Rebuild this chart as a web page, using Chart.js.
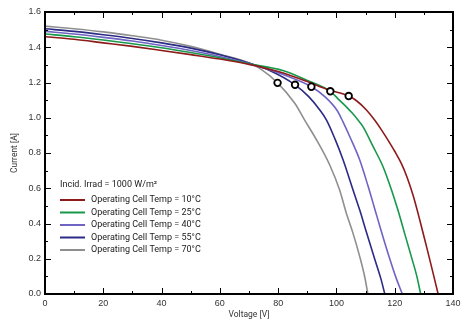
<!DOCTYPE html>
<html lang="en">
<head>
<meta charset="UTF-8">
<title>I-V Curves vs Cell Temperature</title>
<script src="https://cdn.jsdelivr.net/npm/chart.js"></script>
<style>
  html, body { margin: 0; padding: 0; background: #fff; }
  #wrap { position: relative; width: 470px; height: 320px; }
</style>
</head>
<body>
<div id="wrap"><canvas id="iv"></canvas></div>
<script>
  // values, one pair of arrays per temperature
  const legendTitle = 'Incid. Irrad = 1000 W/m\u00B2';
  const seriesLabels = [
    'Operating Cell Temp = 10\u00B0C',
    'Operating Cell Temp = 25\u00B0C',
    'Operating Cell Temp = 40\u00B0C',
    'Operating Cell Temp = 55\u00B0C',
    'Operating Cell Temp = 70\u00B0C'
  ];
  const seriesColors = ['#8e1b1b', '#17984a', '#6f63c4', '#2b2b86', '#8f8f8f'];

  const volt10 = [0, 10, 20, 30, 40, 50, 60, 70, 80, 90, 97, 104.2, 107, 110.3, 113.1, 115.5, 117.7, 120, 122.3, 124.3, 126.3, 128.6, 130.9, 133, 134.9];
  const amp10  = [1.46, 1.445, 1.425, 1.405, 1.382, 1.358, 1.333, 1.303, 1.262, 1.205, 1.16, 1.123, 1.095, 1.044, 0.987, 0.93, 0.873, 0.81, 0.74, 0.66, 0.56, 0.42, 0.27, 0.13, 0];

  const volt25 = [0, 10, 20, 30, 40, 50, 60, 70, 81.6, 90, 97.9, 101, 103.4, 105.5, 107.4, 109.1, 112.6, 116, 118.9, 121.1, 123.4, 125.7, 127.6, 128.9];
  const amp25  = [1.475, 1.46, 1.441, 1.42, 1.397, 1.37, 1.34, 1.306, 1.268, 1.212, 1.15, 1.1, 1.062, 1.025, 0.987, 0.95, 0.836, 0.722, 0.59, 0.476, 0.344, 0.212, 0.1, 0];

  const volt40 = [0, 10, 20, 30, 40, 50, 60, 70, 81.7, 91.4, 96, 100.3, 102.3, 104.6, 108, 110.8, 113.2, 115.6, 118.1, 120.5, 122.6];
  const amp40  = [1.49, 1.475, 1.456, 1.435, 1.41, 1.382, 1.348, 1.308, 1.245, 1.176, 1.12, 1.04, 0.975, 0.892, 0.76, 0.615, 0.48, 0.345, 0.21, 0.09, 0];

  const volt55 = [0, 10, 20, 30, 40, 50, 60, 70, 77.1, 85.8, 90.5, 94.3, 96.6, 99.5, 102.3, 105.7, 108, 110.3, 113.1, 115.2, 116.6];
  const amp55  = [1.505, 1.49, 1.471, 1.45, 1.425, 1.395, 1.357, 1.31, 1.268, 1.187, 1.12, 1.044, 0.987, 0.88, 0.76, 0.59, 0.476, 0.35, 0.2, 0.09, 0];

  const volt70 = [0, 10, 20, 30, 40, 50, 60, 70.3, 73.7, 79.8, 85.7, 89.1, 93.5, 97.7, 101.1, 103.4, 105.7, 108, 109.7, 110.8];
  const amp70  = [1.52, 1.505, 1.487, 1.465, 1.44, 1.405, 1.36, 1.309, 1.28, 1.198, 1.082, 0.987, 0.865, 0.732, 0.59, 0.458, 0.344, 0.212, 0.098, 0];

  // maximum power points (10, 25, 40, 55, 70 degC)
  const mppVolt = [104.2, 97.9, 91.4, 85.8, 79.8];
  const mppAmp  = [1.123, 1.15, 1.176, 1.187, 1.198];

  const xTicks = [0, 20, 40, 60, 80, 100, 120, 140];
  const yTicks = [0, 0.2, 0.4, 0.6, 0.8, 1.0, 1.2, 1.4, 1.6];

  const voltSets = [volt10, volt25, volt40, volt55, volt70];
  const ampSets = [amp10, amp25, amp40, amp55, amp70];

  const toPoints = (xs, ys) => xs.map((x, i) => ({ x: x, y: ys[i] }));

  const datasets = seriesLabels.map((label, k) => ({
    label: label,
    data: toPoints(voltSets[k], ampSets[k]),
    borderColor: seriesColors[k],
    backgroundColor: seriesColors[k],
    borderWidth: 1.6,
    pointRadius: 0,
    cubicInterpolationMode: 'monotone',
    fill: false
  }));

  datasets.push({
    label: 'mpp',
    data: toPoints(mppVolt, mppAmp),
    showLine: false,
    pointRadius: 3.3,
    pointBorderWidth: 1.8,
    pointBackgroundColor: '#fff',
    pointBorderColor: '#000',
    order: -1
  });

  // frame, inward ticks and the in-plot legend
  const framePlugin = {
    id: 'frame',
    afterDraw(chart) {
      const ctx = chart.ctx;
      const a = chart.chartArea;
      const xs = chart.scales.x, ys = chart.scales.y;
      ctx.save();
      ctx.strokeStyle = '#000';
      ctx.lineWidth = 1;
      // minor + major ticks on all four sides
      for (let v = 0; v <= 140; v += 10) {
        const px = Math.round(xs.getPixelForValue(v)) + 0.5;
        const len = v % 20 === 0 ? 6 : 3;
        ctx.beginPath();
        ctx.moveTo(px, a.bottom); ctx.lineTo(px, a.bottom - len);
        ctx.moveTo(px, a.top); ctx.lineTo(px, a.top + len);
        ctx.stroke();
      }
      for (let i = 0; i <= 16; i++) {
        const py = Math.round(ys.getPixelForValue(i / 10)) + 0.5;
        const len = i % 2 === 0 ? 6 : 3;
        ctx.beginPath();
        ctx.moveTo(a.left, py); ctx.lineTo(a.left + len, py);
        ctx.moveTo(a.right, py); ctx.lineTo(a.right - len, py);
        ctx.stroke();
      }
      ctx.lineWidth = 2;
      ctx.strokeRect(a.left, a.top, a.right - a.left, a.bottom - a.top);

      // legend
      const lx = a.left + 15;
      let ly = a.top + 173;
      ctx.font = '9px Roboto';
      ctx.fillStyle = '#222';
      ctx.textBaseline = 'middle';
      ctx.fillText(legendTitle, lx, ly);
      seriesLabels.forEach((label, k) => {
        ly = a.top + 188 + k * 12.5;
        ctx.strokeStyle = seriesColors[k];
        ctx.lineWidth = 2;
        ctx.beginPath();
        ctx.moveTo(lx, ly); ctx.lineTo(lx + 25, ly);
        ctx.stroke();
        ctx.fillText(label, lx + 31, ly);
      });
      ctx.restore();
    }
  };

  new Chart(document.getElementById('iv'), {
    type: 'line',
    data: { datasets: datasets },
    options: {
      responsive: true,
      maintainAspectRatio: false,
      animation: false,
      layout: { padding: { top: 12, right: 17, left: 0, bottom: 0 } },
      plugins: { legend: { display: false }, tooltip: { enabled: false } },
      scales: {
        x: {
          type: 'linear',
          min: 0, max: 140,
          afterFit(s) { s.height = 26; },
          afterBuildTicks(s) { s.ticks = xTicks.map(v => ({ value: v })); },
          grid: { display: false, drawTicks: false },
          border: { display: false },
          ticks: { color: '#333', font: { family: 'Arial', size: 9 }, padding: 4, maxRotation: 0 },
          title: { display: true, text: 'Voltage [V]', color: '#333', font: { family: 'Roboto', size: 8.5 }, padding: { top: 0, bottom: 0 } }
        },
        y: {
          min: 0, max: 1.6,
          afterFit(s) { s.width = 45; },
          afterBuildTicks(s) { s.ticks = yTicks.map(v => ({ value: v })); },
          grid: { display: false, drawTicks: false },
          border: { display: false },
          ticks: { color: '#333', font: { family: 'Arial', size: 9 }, padding: 4, callback: v => v.toFixed(1) },
          title: { display: true, text: 'Current [A]', color: '#333', font: { family: 'Roboto', size: 8.5 }, padding: { top: 10, bottom: 0 } }
        }
      }
    },
    plugins: [framePlugin]
  });
</script>
</body>
</html>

========================================

PROBLEM DETAILS — Your task is to return the lines above, from the first one up to and including the line containing "['#8e1b1b', '#17984a', '#6f63c4', '#2b2b86', '#8f8f8f'];", minus any pictures.

ANSWER TO THIS PROBLEM —
Rebuild this chart as a web page, using Chart.js.
<!DOCTYPE html>
<html lang="en">
<head>
<meta charset="UTF-8">
<title>I-V Curves vs Cell Temperature</title>
<script src="https://cdn.jsdelivr.net/npm/chart.js"></script>
<style>
  html, body { margin: 0; padding: 0; background: #fff; }
  #wrap { position: relative; width: 470px; height: 320px; }
</style>
</head>
<body>
<div id="wrap"><canvas id="iv"></canvas></div>
<script>
  // values, one pair of arrays per temperature
  const legendTitle = 'Incid. Irrad = 1000 W/m\u00B2';
  const seriesLabels = [
    'Operating Cell Temp = 10\u00B0C',
    'Operating Cell Temp = 25\u00B0C',
    'Operating Cell Temp = 40\u00B0C',
    'Operating Cell Temp = 55\u00B0C',
    'Operating Cell Temp = 70\u00B0C'
  ];
  const seriesColors = ['#8e1b1b', '#17984a', '#6f63c4', '#2b2b86', '#8f8f8f'];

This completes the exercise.